Example: Imagine a simplified world in which you have a constant 25% marginal tax rate. And this year you could contribute $4,000 to a traditional IRA or $3,000 to a Roth IRA (because the $4,000 contribution to traditional only “costs” you $3,000 of cash flow given the $1,000 tax savings you’d get from the contribution). After the contribution, both accounts would grow (or shrink) by the same rate of return each year. And regardless of what that rate of return is or how long the period is, at the end, you would have 75% as much in the Roth account as in the tax-deferred account. And after applying a 25% tax to the traditional IRA balance, the amount that’s left is the same.

So again, both Roth accounts and tax-deferred accounts get to grow tax-free. And that’s a big deal. It’s why maxing out your retirement accounts each year (if you have the cash flow to do so) is a good default recommendation before investing at all in a taxable brokerage account.

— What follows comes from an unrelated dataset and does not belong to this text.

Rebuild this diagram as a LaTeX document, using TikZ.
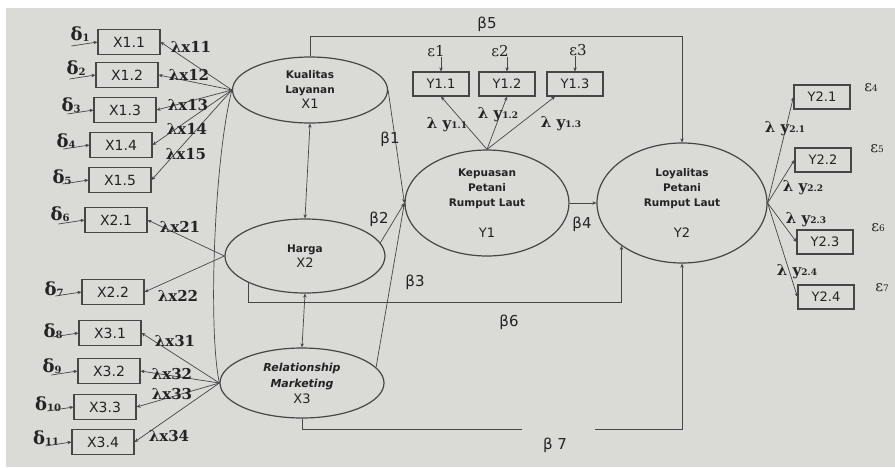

Of course, our simplified example above is unrealistic. In real life we don’t have a constant marginal tax rate. And so it’s worthwhile to try to judge whether your marginal tax rate at the time of the contribution is more or less than the tax rate you expect to face at the time the money comes out of the account later. (If your current tax rate is higher, tax-deferred contributions are preferable. If your current tax rate is lower, Roth contributions are preferable.)

But when in doubt — and frankly that’s a lot of the time because it’s hard to predict what marginal tax rate you’ll face many years from now — I think it’s prudent to prioritize Roth contributions.

That’s because Roth accounts have a few major advantages over tax-deferred accounts — advantages completely separate from this current-tax-rate-vs-future-tax-rate analysis.

  • Roth accounts do not have required minimum distributions (RMDs) during your lifetime.
  • Contributions to a Roth IRA can be taken back out, tax-free and penalty-free at any age. (Ditto for contributions to a Roth 401(k) or Roth 403(b) that have been rolled over to a Roth IRA.)
  • If you’re maxing out your contributions, Roth accounts have the advantage of effectively letting you shelter more dollars than tax-deferred accounts do. That is, when you contribute to tax-deferred accounts, a portion of that money (specifically, the portion that will ultimately go toward taxes when you take the money out) is effectively the government’s money. So you’re using up a portion of your contribution limit for something that doesn’t benefit you, whereas when you contribute to Roth accounts, the full amount is yours.

So contributing to a tax-deferred account instead of a Roth account only makes sense if your “I have a higher marginal tax rate now than I’ll have when these dollars come of the account later” bet turns out to be right and that difference in tax rate outweighs those three factors above.

To summarize:

  • The idea that with tax-deferred contributions you have to pay tax on the growth — and that you should therefore prioritize Roth contributions instead of tax-deferred contributions — is a fundamental misunderstanding of the math involved.
  • But Roth accounts are often preferable, for a completely separate list of reasons.